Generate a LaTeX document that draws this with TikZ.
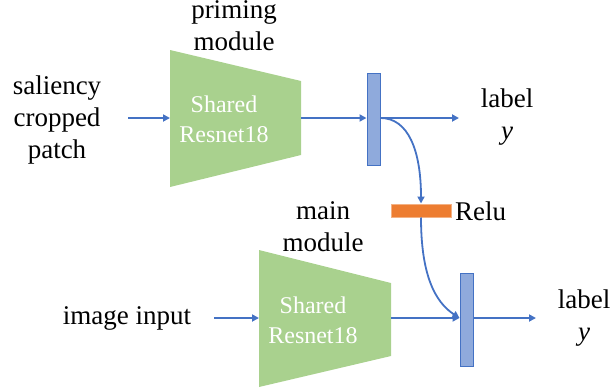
\documentclass[tikz,border=0pt]{standalone}
\usepackage{fontspec}
\setmainfont{Liberation Serif}
\usetikzlibrary{arrows.meta}
\definecolor{encgreen}{HTML}{A9D18E}
\definecolor{barfill}{HTML}{8FAADC}
\definecolor{barline}{HTML}{4472C4}
\definecolor{arrowblue}{HTML}{4472C4}
\definecolor{relufill}{HTML}{ED7D31}
\definecolor{reluline}{HTML}{F4B183}
\tikzset{
  x=1pt, y=1pt,
  lbl/.style={align=center, inner sep=0pt, font=\fontsize{27}{32}\selectfont},
  enctext/.style={align=center, inner sep=0pt, text=white, font=\fontsize{24}{30}\selectfont},
  trap/.style={fill=encgreen, draw=none},
  featbar/.style={draw=barline, fill=barfill, line width=1pt, minimum width=13pt, minimum height=92pt, inner sep=0pt},
  relubar/.style={draw=reluline, fill=relufill, line width=1pt, minimum width=60pt, minimum height=13pt, inner sep=0pt},
  conn/.style={draw=arrowblue, line width=1.8pt, -{Triangle[length=7pt,width=7pt]}}
}
\begin{document}
\begin{tikzpicture}
\useasboundingbox (0,0) rectangle (613,-391);
% top branch
\node[lbl] (sal) at (57,-120) {saliency\\cropped\\patch};
\node[lbl] (prim) at (234,-26) {priming\\module};
\path[trap] (170,-50) -- (301,-81) -- (301,-155) -- (170,-187) -- cycle;
\node[enctext] (enc1) at (224,-119) {Shared\\Resnet18};
\coordinate (in1) at (128,-118);
\coordinate (e1in) at (170,-118);
\coordinate (e1out) at (301,-118);
\node[featbar] (b1) at (373.5,-119) {};
\coordinate (o1) at (459,-118);
\node[lbl] (lab1) at (507,-117) {label\\\textit{y}};
\node[relubar] (relu) at (421,-210.5) {};
\node[lbl, anchor=west] (relut) at (455,-211) {Relu};
% bottom branch
\node[lbl] (img) at (127,-318) {image input};
\node[lbl] (mainm) at (323,-227) {main\\module};
\path[trap] (259,-250) -- (391,-283) -- (391,-356) -- (259,-387) -- cycle;
\node[enctext] (enc2) at (313,-320) {Shared\\Resnet18};
\coordinate (in2) at (214,-318);
\coordinate (e2in) at (259,-318);
\coordinate (e2out) at (391,-318);
\node[featbar, minimum height=93pt] (b2) at (466.5,-319.5) {};
\coordinate (o2) at (536,-318);
\node[lbl] (lab2) at (584,-318) {label\\\textit{y}};
% connectors
\draw[conn] (in1) -- (e1in);
\draw[conn] (e1out) -- (e1out -| b1.west);
\draw[conn] (b1.east |- o1) -- (o1);
\draw[conn] (b1.east |- o1) .. controls (408,-118) and (421,-150) .. (relu.north);
\draw[conn] (in2) -- (e2in);
\draw[conn] (e2out) -- (e2out -| b2.west);
\draw[conn] (b2.east |- o2) -- (o2);
\draw[conn] (relu.south) .. controls (421,-275) and (435,-302) .. (e2out -| b2.west);
\end{tikzpicture}
\end{document}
***
## WRITTEN INSTRUCTION
Repeat the material above in full and exactly, apart from the pictures.

## CORRECT RESULT
Generate a LaTeX document that draws this with TikZ.
\documentclass[tikz,border=0pt]{standalone}
\usepackage{fontspec}
\setmainfont{Liberation Serif}
\usetikzlibrary{arrows.meta}
\definecolor{encgreen}{HTML}{A9D18E}
\definecolor{barfill}{HTML}{8FAADC}
\definecolor{barline}{HTML}{4472C4}
\definecolor{arrowblue}{HTML}{4472C4}
\definecolor{relufill}{HTML}{ED7D31}
\definecolor{reluline}{HTML}{F4B183}
\tikzset{
  x=1pt, y=1pt,
  lbl/.style={align=center, inner sep=0pt, font=\fontsize{27}{32}\selectfont},
  enctext/.style={align=center, inner sep=0pt, text=white, font=\fontsize{24}{30}\selectfont},
  trap/.style={fill=encgreen, draw=none},
  featbar/.style={draw=barline, fill=barfill, line width=1pt, minimum width=13pt, minimum height=92pt, inner sep=0pt},
  relubar/.style={draw=reluline, fill=relufill, line width=1pt, minimum width=60pt, minimum height=13pt, inner sep=0pt},
  conn/.style={draw=arrowblue, line width=1.8pt, -{Triangle[length=7pt,width=7pt]}}
}
\begin{document}
\begin{tikzpicture}
\useasboundingbox (0,0) rectangle (613,-391);
% top branch
\node[lbl] (sal) at (57,-120) {saliency\\cropped\\patch};
\node[lbl] (prim) at (234,-26) {priming\\module};
\path[trap] (170,-50) -- (301,-81) -- (301,-155) -- (170,-187) -- cycle;
\node[enctext] (enc1) at (224,-119) {Shared\\Resnet18};
\coordinate (in1) at (128,-118);
\coordinate (e1in) at (170,-118);
\coordinate (e1out) at (301,-118);
\node[featbar] (b1) at (373.5,-119) {};
\coordinate (o1) at (459,-118);
\node[lbl] (lab1) at (507,-117) {label\\\textit{y}};
\node[relubar] (relu) at (421,-210.5) {};
\node[lbl, anchor=west] (relut) at (455,-211) {Relu};
% bottom branch
\node[lbl] (img) at (127,-318) {image input};
\node[lbl] (mainm) at (323,-227) {main\\module};
\path[trap] (259,-250) -- (391,-283) -- (391,-356) -- (259,-387) -- cycle;
\node[enctext] (enc2) at (313,-320) {Shared\\Resnet18};
\coordinate (in2) at (214,-318);
\coordinate (e2in) at (259,-318);
\coordinate (e2out) at (391,-318);
\node[featbar, minimum height=93pt] (b2) at (466.5,-319.5) {};
\coordinate (o2) at (536,-318);
\node[lbl] (lab2) at (584,-318) {label\\\textit{y}};
% connectors
\draw[conn] (in1) -- (e1in);
\draw[conn] (e1out) -- (e1out -| b1.west);
\draw[conn] (b1.east |- o1) -- (o1);
\draw[conn] (b1.east |- o1) .. controls (408,-118) and (421,-150) .. (relu.north);
\draw[conn] (in2) -- (e2in);
\draw[conn] (e2out) -- (e2out -| b2.west);
\draw[conn] (b2.east |- o2) -- (o2);
\draw[conn] (relu.south) .. controls (421,-275) and (435,-302) .. (e2out -| b2.west);
\end{tikzpicture}
\end{document}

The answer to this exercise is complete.